WHAT THE TASK REQUIRES: Search the data for the string "matplotlib" and extract every line where it appears.

EXTRACTED MATERIAL:
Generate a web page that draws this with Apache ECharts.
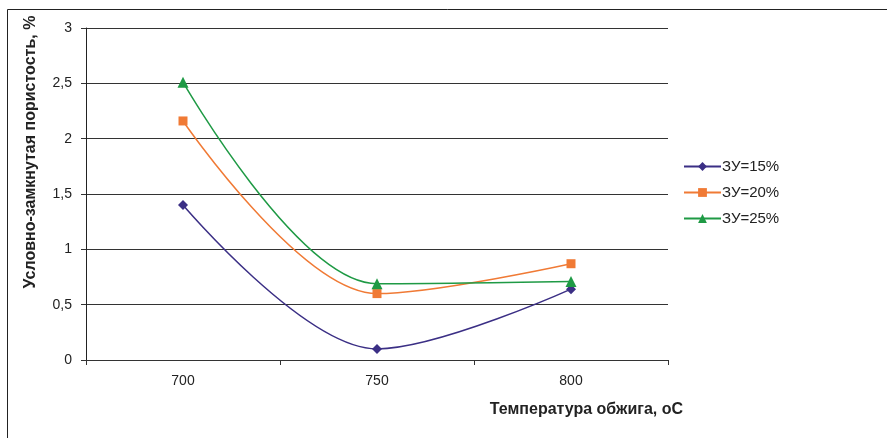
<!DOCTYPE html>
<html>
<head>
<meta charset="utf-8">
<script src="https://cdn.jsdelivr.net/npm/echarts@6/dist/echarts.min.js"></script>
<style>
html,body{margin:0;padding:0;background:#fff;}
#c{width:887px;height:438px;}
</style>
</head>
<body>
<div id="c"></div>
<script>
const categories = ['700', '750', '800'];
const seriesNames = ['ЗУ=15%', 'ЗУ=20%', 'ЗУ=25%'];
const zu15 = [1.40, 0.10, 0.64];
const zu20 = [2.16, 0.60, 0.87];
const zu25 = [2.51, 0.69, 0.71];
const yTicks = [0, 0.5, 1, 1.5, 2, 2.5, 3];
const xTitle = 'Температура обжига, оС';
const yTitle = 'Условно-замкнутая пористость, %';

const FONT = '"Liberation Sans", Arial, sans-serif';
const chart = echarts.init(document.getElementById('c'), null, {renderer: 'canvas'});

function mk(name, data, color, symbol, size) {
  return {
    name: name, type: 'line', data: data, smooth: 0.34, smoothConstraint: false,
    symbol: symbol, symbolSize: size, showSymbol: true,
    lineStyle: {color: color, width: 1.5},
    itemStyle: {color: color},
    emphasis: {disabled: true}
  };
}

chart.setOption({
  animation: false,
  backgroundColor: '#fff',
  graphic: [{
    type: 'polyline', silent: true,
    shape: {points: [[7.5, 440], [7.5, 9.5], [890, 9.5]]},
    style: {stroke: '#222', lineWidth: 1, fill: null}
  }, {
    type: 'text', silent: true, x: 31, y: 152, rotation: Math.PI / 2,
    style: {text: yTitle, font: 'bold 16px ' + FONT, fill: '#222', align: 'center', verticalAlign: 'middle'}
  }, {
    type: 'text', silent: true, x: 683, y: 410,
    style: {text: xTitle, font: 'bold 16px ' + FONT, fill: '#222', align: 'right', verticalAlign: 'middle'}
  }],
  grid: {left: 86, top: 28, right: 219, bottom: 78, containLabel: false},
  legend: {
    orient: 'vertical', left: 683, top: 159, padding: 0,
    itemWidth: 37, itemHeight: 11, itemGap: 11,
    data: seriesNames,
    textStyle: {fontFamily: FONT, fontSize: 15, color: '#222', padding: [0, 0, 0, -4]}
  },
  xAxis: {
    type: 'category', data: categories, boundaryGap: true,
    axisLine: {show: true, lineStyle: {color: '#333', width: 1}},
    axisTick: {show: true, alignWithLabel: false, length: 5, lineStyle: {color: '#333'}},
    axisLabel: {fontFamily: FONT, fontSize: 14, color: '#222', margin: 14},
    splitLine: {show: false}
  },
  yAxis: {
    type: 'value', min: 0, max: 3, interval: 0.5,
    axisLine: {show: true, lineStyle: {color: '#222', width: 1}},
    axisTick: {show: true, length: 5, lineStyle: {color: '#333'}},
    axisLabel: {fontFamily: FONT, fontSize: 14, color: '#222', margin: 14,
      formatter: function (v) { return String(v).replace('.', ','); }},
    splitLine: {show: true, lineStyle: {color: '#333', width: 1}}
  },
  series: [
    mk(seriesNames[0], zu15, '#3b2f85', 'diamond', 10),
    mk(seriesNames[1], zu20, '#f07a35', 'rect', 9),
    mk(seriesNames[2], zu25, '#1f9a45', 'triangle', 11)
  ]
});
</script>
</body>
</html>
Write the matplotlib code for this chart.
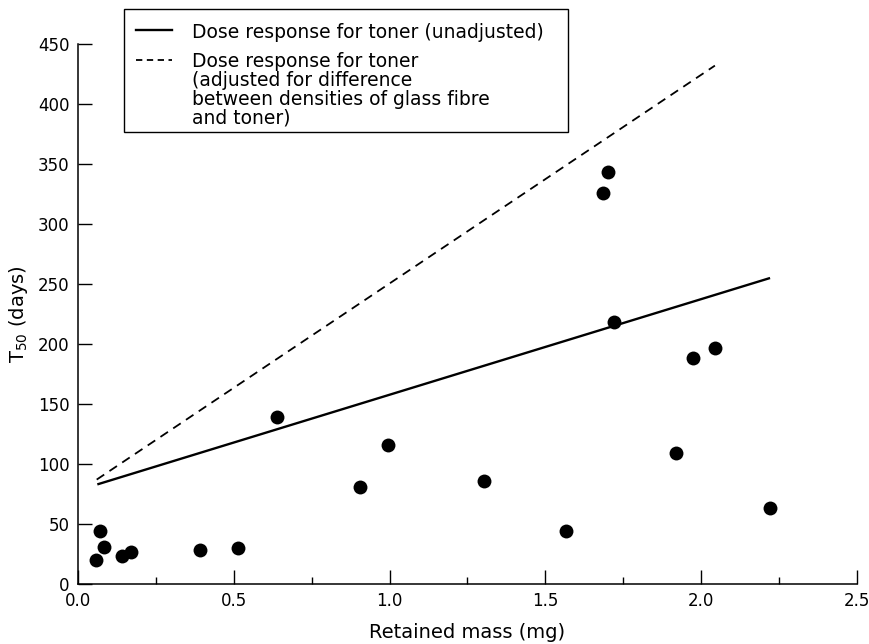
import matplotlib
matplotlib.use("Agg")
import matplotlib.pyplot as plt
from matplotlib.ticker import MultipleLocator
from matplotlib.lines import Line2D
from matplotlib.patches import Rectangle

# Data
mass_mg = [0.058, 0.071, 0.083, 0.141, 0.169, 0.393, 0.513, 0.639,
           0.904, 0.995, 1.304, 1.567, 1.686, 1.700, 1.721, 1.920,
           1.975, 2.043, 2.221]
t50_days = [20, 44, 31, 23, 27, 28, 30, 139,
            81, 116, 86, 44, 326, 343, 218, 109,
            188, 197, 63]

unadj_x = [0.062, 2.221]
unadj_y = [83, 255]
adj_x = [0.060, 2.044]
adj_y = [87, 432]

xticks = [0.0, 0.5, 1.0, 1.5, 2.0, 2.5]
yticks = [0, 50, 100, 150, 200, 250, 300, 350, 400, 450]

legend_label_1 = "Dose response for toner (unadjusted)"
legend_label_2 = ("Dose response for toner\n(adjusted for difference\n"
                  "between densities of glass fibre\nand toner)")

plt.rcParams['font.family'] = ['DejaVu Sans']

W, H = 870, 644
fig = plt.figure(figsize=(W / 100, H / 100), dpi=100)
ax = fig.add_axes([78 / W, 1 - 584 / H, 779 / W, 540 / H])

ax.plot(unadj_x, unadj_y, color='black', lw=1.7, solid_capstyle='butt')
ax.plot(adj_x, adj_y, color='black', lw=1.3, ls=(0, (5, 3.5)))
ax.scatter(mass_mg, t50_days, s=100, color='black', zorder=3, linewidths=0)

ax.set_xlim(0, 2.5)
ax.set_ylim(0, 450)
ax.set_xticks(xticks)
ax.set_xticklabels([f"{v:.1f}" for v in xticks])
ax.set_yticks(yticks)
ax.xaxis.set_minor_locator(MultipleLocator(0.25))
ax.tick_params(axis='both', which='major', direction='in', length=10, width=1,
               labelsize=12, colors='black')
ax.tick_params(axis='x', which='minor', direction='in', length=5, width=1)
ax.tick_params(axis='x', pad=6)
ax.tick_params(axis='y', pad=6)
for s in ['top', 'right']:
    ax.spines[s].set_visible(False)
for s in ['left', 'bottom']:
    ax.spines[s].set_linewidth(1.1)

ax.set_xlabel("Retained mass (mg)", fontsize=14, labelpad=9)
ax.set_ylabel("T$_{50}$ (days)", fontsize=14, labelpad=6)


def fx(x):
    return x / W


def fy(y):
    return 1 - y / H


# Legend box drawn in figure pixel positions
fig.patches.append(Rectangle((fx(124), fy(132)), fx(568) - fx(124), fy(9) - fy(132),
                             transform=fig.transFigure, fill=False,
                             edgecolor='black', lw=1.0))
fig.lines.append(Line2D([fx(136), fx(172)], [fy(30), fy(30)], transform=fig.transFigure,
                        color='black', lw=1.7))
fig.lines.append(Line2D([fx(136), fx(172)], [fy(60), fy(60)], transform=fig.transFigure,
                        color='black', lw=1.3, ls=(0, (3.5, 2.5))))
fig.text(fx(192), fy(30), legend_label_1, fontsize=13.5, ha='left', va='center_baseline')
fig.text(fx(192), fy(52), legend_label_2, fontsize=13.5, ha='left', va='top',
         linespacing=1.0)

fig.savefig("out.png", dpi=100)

THE RESULT:
Write the matplotlib code for this chart.
import matplotlib
matplotlib.use("Agg")
import matplotlib.pyplot as plt
from matplotlib.ticker import MultipleLocator
from matplotlib.lines import Line2D
from matplotlib.patches import Rectangle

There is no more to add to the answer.